A young man is trying to find a spot with one of the NFL’s professional football teams. He’s a pretty good quarterback. He once led the San Francisco 49ers to the Super Bowl in 2013.

Then he did something foolish, perhaps even stupid. He decided to kneel during the playing of the National Anthem at the start of football games. Colin Kaepernick was protesting the plight of African-Americans. He decided to make a political statement by declining to stand for the Anthem.

He’s been vilified ever since.

Why the NFL re-evaluation? Well consider a thing or two. The league has allowed actual convicted felons to play football. They’ve been convicted of spousal abuse, sexual abuse, illegal dog fighting, drug peddling. Why, one of the game’s all-time greats — retired linebacker Ray Lewis — once pleaded no contest to a charge in connection with the murder of an individual. He retired recently and has been feted as one of the game’s giants. Huh? Yep.
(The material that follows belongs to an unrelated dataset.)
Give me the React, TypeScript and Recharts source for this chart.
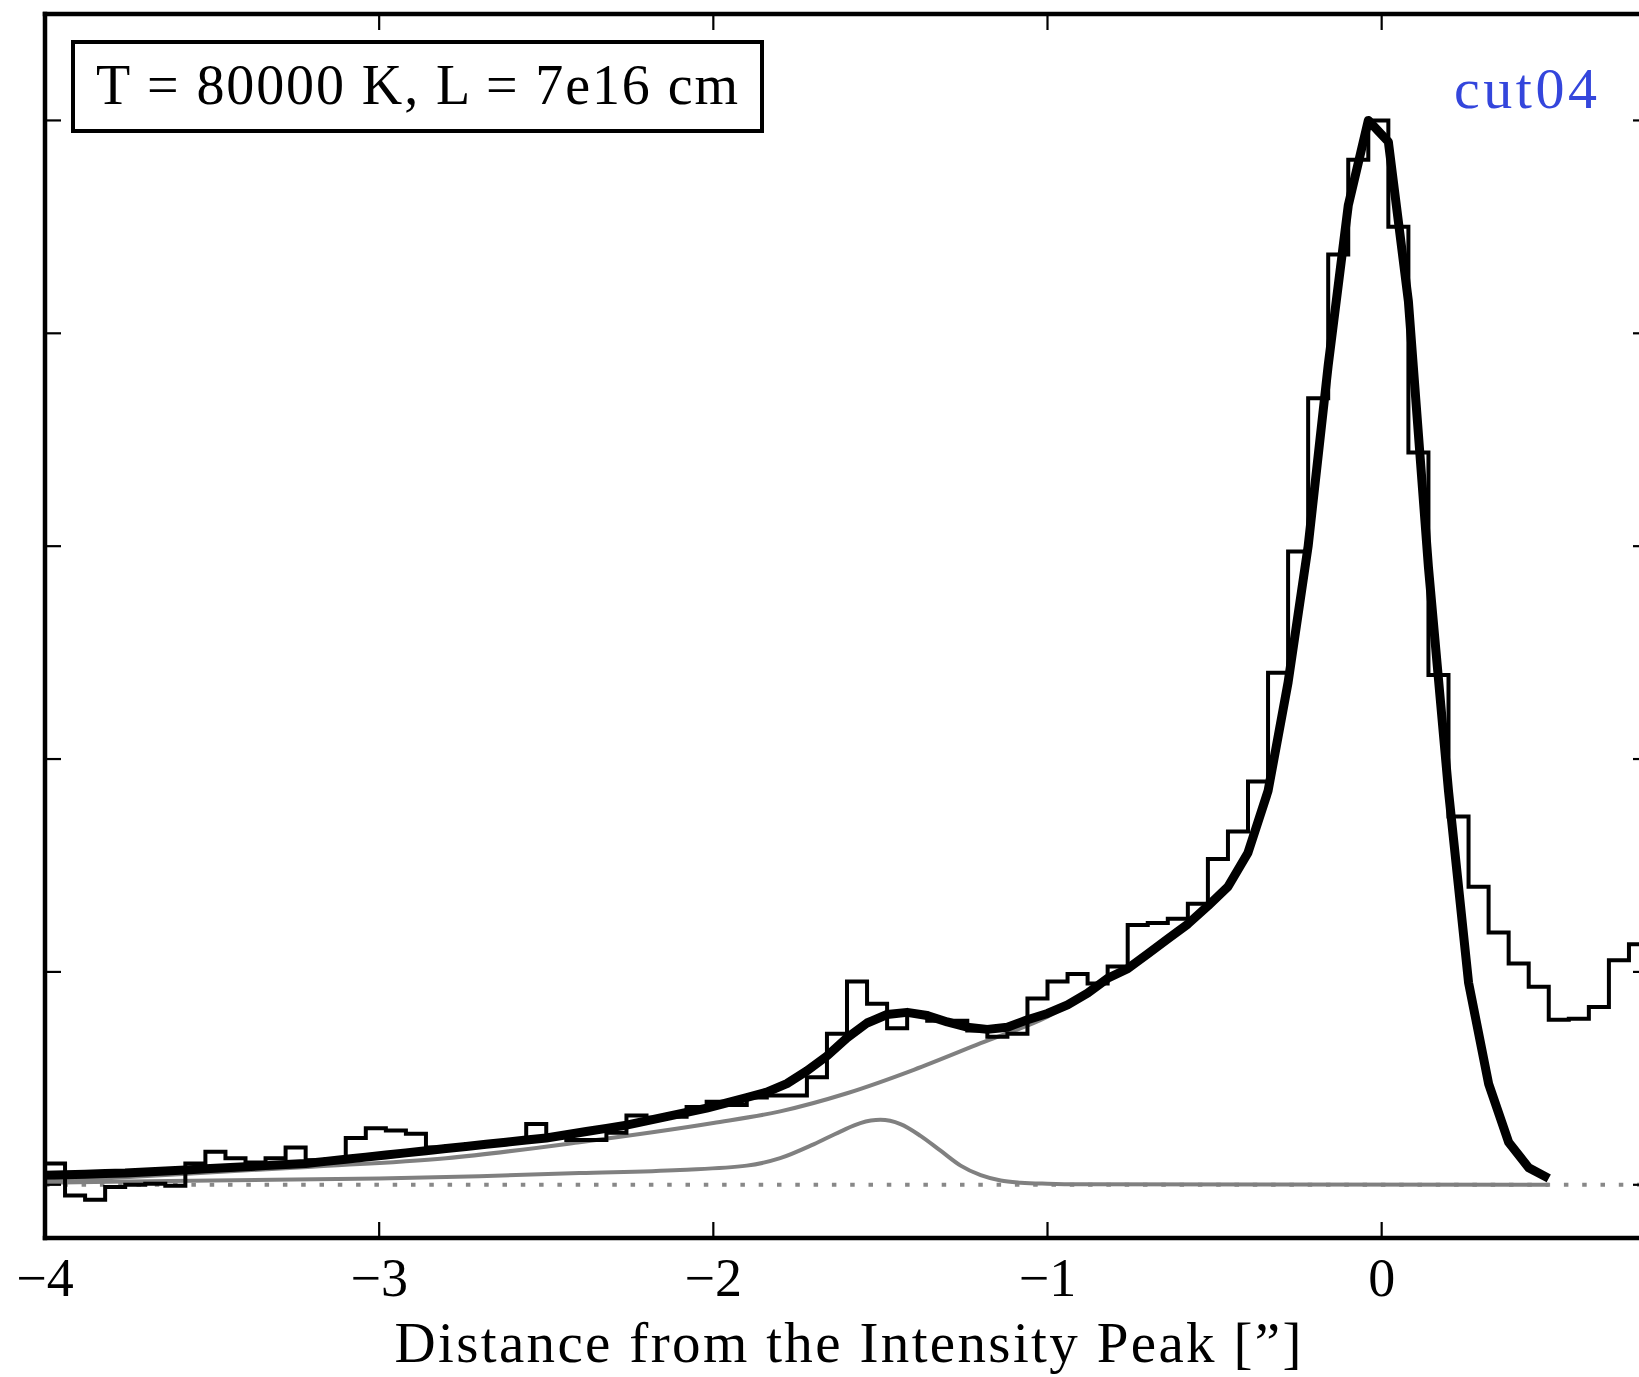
import { ComposedChart, Line, ReferenceLine, XAxis, YAxis } from 'recharts';

const X_TICKS = [-4, -3, -2, -1, 0];
const Y_TICKS = [0, 0.2, 0.4, 0.6, 0.8, 1.0];

// profile bins are 0.06" wide, first edge at -4"
const BIN_START = -4;
const BIN_WIDTH = 0.06;

// observed cut, one level per bin
const HIST_LEVELS = [
  0.02, -0.01, -0.014, -0.002, 0.0, 0.001, -0.001, 0.02, 0.031, 0.025,
  0.021, 0.025, 0.035, 0.023, 0.024, 0.044, 0.053, 0.051, 0.048, 0.035,
  0.036, 0.038, 0.04, 0.041, 0.057, 0.045, 0.042, 0.042, 0.049, 0.065,
  0.063, 0.064, 0.073, 0.078, 0.075, 0.082, 0.084, 0.084, 0.101, 0.142,
  0.191, 0.17, 0.147, 0.161, 0.154, 0.154, 0.145, 0.139, 0.142, 0.175,
  0.191, 0.198, 0.189, 0.205, 0.244, 0.246, 0.25, 0.264, 0.306, 0.332,
  0.379, 0.481, 0.595, 0.739, 0.874, 0.963, 1.0, 0.9, 0.688, 0.479,
  0.346, 0.28, 0.237, 0.208, 0.186, 0.155, 0.156, 0.167, 0.211, 0.226,
];

// total model, sampled at the bin edges from -4" to +0.5"
const FIT_Y = [
  0.009, 0.0095, 0.01, 0.0105, 0.011, 0.012, 0.013, 0.014, 0.015, 0.016,
  0.017, 0.018, 0.019, 0.02, 0.022, 0.024, 0.026, 0.028, 0.03, 0.032,
  0.034, 0.036, 0.038, 0.04, 0.042, 0.044, 0.047, 0.05, 0.053, 0.056,
  0.06, 0.064, 0.068, 0.072, 0.077, 0.082, 0.087, 0.095, 0.107, 0.121,
  0.138, 0.152, 0.16, 0.162, 0.159, 0.153, 0.148, 0.146, 0.148, 0.155,
  0.161, 0.169, 0.18, 0.194, 0.203, 0.217, 0.231, 0.245, 0.262, 0.28,
  0.312, 0.37, 0.472, 0.6, 0.77, 0.92, 1.0, 0.98, 0.83, 0.58,
  0.37, 0.19, 0.095, 0.04, 0.016, 0.006,
];

// extended component (grey, upper)
const EXT_X = [-4.0, -3.6, -3.2, -2.8, -2.4, -2.0, -1.8, -1.6, -1.4, -1.2, -1.0, -0.94];
const EXT_Y = [0.003, 0.01, 0.017, 0.025, 0.04, 0.058, 0.069, 0.086, 0.108, 0.133, 0.158, 0.168];

// knot component (grey, lower)
const KNOT_X = [
  -4.0, -3.5, -3.0, -2.7, -2.4, -2.1, -1.9, -1.8, -1.7, -1.62, -1.56, -1.5,
  -1.44, -1.38, -1.32, -1.26, -1.2, -1.14, -1.08, -1.0, -0.9, 0.5,
];
const KNOT_Y = [
  0.002, 0.004, 0.006, 0.008, 0.011, 0.014, 0.018, 0.025, 0.038, 0.05, 0.058, 0.061,
  0.057, 0.046, 0.032, 0.018, 0.009, 0.004, 0.002, 0.001, 0.0005, 0.0,
];

const edge = (i: number) => +(BIN_START + BIN_WIDTH * i).toFixed(3);

const histData = [
  ...HIST_LEVELS.map((y, i) => ({ x: edge(i), y })),
  { x: edge(HIST_LEVELS.length), y: HIST_LEVELS[HIST_LEVELS.length - 1] },
];
const fitData = FIT_Y.map((y, i) => ({ x: edge(i), y }));
const extData = EXT_X.map((x, i) => ({ x, y: EXT_Y[i] }));
const knotData = KNOT_X.map((x, i) => ({ x, y: KNOT_Y[i] }));

const FONT = '"Liberation Serif", "Times New Roman", serif';
const PLOT_BOTTOM = 1237;
const GREY = '#808080';

const axisLine = { stroke: '#000', strokeWidth: 4.5, strokeLinecap: 'square' as const };
const tickLine = { stroke: '#000', strokeWidth: 2.2 };

function XTick({ x, payload }: any) {
  const v = payload.value as number;
  const label = v < 0 ? `\u2212${Math.abs(v)}` : `${v}`;
  return (
    <text x={x} y={PLOT_BOTTOM + 59} textAnchor="middle" fontFamily={FONT} fontSize={54} fill="#000">
      {label}
    </text>
  );
}

// keeps the tick marks but draws no label
function NoLabel() {
  return <g />;
}

export default function App() {
  return (
    <div
      style={{
        position: 'fixed',
        left: 0,
        top: 0,
        width: 1639,
        height: 1377,
        overflow: 'hidden',
        background: '#fff',
      }}
    >
      <div style={{ position: 'absolute', left: 0, top: 0 }}>
        <ComposedChart width={1700} height={1377} margin={{ top: 14, right: 51, bottom: 139, left: 45 }}>
          <XAxis
            xAxisId="b"
            dataKey="x"
            type="number"
            domain={[-4, 0.8]}
            ticks={X_TICKS}
            allowDataOverflow
            orientation="bottom"
            height={1}
            mirror
            tickSize={16}
            stroke="#000"
            axisLine={axisLine}
            tickLine={tickLine}
            tick={<XTick />}
          />
          <XAxis
            xAxisId="t"
            dataKey="x"
            type="number"
            domain={[-4, 0.8]}
            ticks={X_TICKS}
            allowDataOverflow
            orientation="top"
            height={1}
            mirror
            tickSize={16}
            stroke="#000"
            axisLine={axisLine}
            tickLine={tickLine}
            tick={<NoLabel />}
          />
          <YAxis
            yAxisId="l"
            type="number"
            domain={[-0.05, 1.1]}
            ticks={Y_TICKS}
            allowDataOverflow
            width={1}
            mirror
            tickSize={16}
            stroke="#000"
            axisLine={axisLine}
            tickLine={tickLine}
            tick={<NoLabel />}
          />
          <YAxis
            yAxisId="r"
            orientation="right"
            type="number"
            domain={[-0.05, 1.1]}
            ticks={Y_TICKS}
            allowDataOverflow
            width={1}
            mirror
            tickSize={16}
            stroke="#000"
            axisLine={axisLine}
            tickLine={tickLine}
            tick={<NoLabel />}
          />
          <ReferenceLine
            xAxisId="b"
            yAxisId="l"
            y={0}
            stroke="#888"
            strokeWidth={4}
            strokeDasharray="4.5 13.8"
          />
          <Line
            xAxisId="b"
            yAxisId="l"
            data={extData}
            dataKey="y"
            type="monotone"
            stroke={GREY}
            strokeWidth={4}
            dot={false}
            isAnimationActive={false}
          />
          <Line
            xAxisId="b"
            yAxisId="l"
            data={knotData}
            dataKey="y"
            type="monotone"
            stroke={GREY}
            strokeWidth={4}
            dot={false}
            isAnimationActive={false}
          />
          <Line
            xAxisId="b"
            yAxisId="l"
            data={histData}
            dataKey="y"
            type="stepAfter"
            stroke="#000"
            strokeWidth={4}
            dot={false}
            isAnimationActive={false}
          />
          <Line
            xAxisId="b"
            yAxisId="l"
            data={fitData}
            dataKey="y"
            type="linear"
            stroke="#000"
            strokeWidth={9}
            strokeLinejoin="round"
            dot={false}
            isAnimationActive={false}
          />
        </ComposedChart>
      </div>
      <svg
        width={1639}
        height={1377}
        style={{ position: 'absolute', left: 0, top: 0, pointerEvents: 'none' }}
      >
        <rect x={73} y={42} width={689} height={89} fill="#fff" stroke="#000" strokeWidth={4} />
        <text x={96} y={104} fontFamily={FONT} fontSize={56} textLength={642} lengthAdjust="spacing" fill="#000">
          T = 80000 K, L = 7e16 cm
        </text>
        <text x={1597} y={108} textAnchor="end" fontFamily={FONT} fontSize={58} textLength={143} lengthAdjust="spacing" fill="#3446dc">
          cut04
        </text>
        <text x={848} y={1362} textAnchor="middle" fontFamily={FONT} fontSize={57} textLength={907} lengthAdjust="spacing" fill="#000">
          Distance from the Intensity Peak [”]
        </text>
      </svg>
    </div>
  );
}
Kaepernick has been convicted of nothing. He has committed no crime. He merely chose to make a political statement. Yes, I wish he hadn’t done it that way. But that is his prerogative. It’s in the First Amendment to the U.S. Constitution, which guarantees him the right to do what he did.

Kaepernick was waived by the 49ers. He wants to keep playing football. General managers, team owners and head coaches are afraid of fan reaction, I suppose.

Check out John Feinstein’s excellent column on Kaepernick right here.

Do you remember when a young boxer declined induction into the U.S. Army, citing his religious objection to the Vietnam War? The late Muhammad Ali was stripped of his heavyweight title in 1967 and then denied the opportunity to fight for a living. He was deprived of more than three prime years of his career. Then in 1970, the U.S. Supreme Court ruled unanimously that Ali had been denied his constitutional right of religious freedom.

Ali returned to the boxing ring and, well, the rest is history.

Colin Kaepernick is facing much of the same recrimination. It is unjust. It’s gut-check time in the NFL.